The retail industry has been challenged for some years now, not only because of increasing digitisation but also increasing inflationary pressures, as highlighted by a recent lawsuit against Starbucks by the US Labour Board. The company is being asked to reinstate a group of activist employees by labour officals in federal court, following allegations of employment retaliation.
According to the complaint, Starbucks retaliated against the three employees because of their union involvement, as well as their participation in a regulatory investigation. The claim seeks an injunction requiring the reinstatement of effected employees, and comes in response to dozens of allegations made against the company by unions, of which prosecutors have found merit in some.
With union campaigning surging through Starbucks stores, the lawsuit escalates the battle between the company and its employees. Beginning in 2021, a number of the company’s baristas, referred to as ”partners”, commenced unionisation into an affiliate of the Service Employees International Union, which petitions on behalf of thousands of employees across the country.

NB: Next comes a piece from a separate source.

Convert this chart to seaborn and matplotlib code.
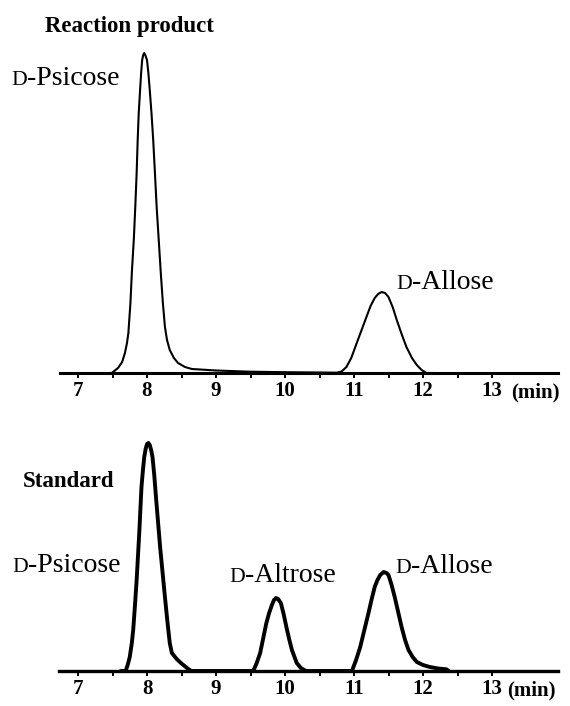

In response, Starbucks has announced it does not agree with the labour board’s claims and that any claims of anti-union activity are categorically false, with employees right to organise being respected. Furthermore, the company reiterated that policies have been implemented to protect all stakeholders, and to ensure that its workplaces are welcoming and safe.
Starbucks was founded in 1971 as a coffee bean roaster and equipment retailer. Since its modest beginnings as a corner shop in downtown Seattle, the company has grown into a network of over 30,000 coffee houses in 84 countries across the world. Impressively, it continues to increase both revenue and profit despite the headwinds experienced by the sector at large.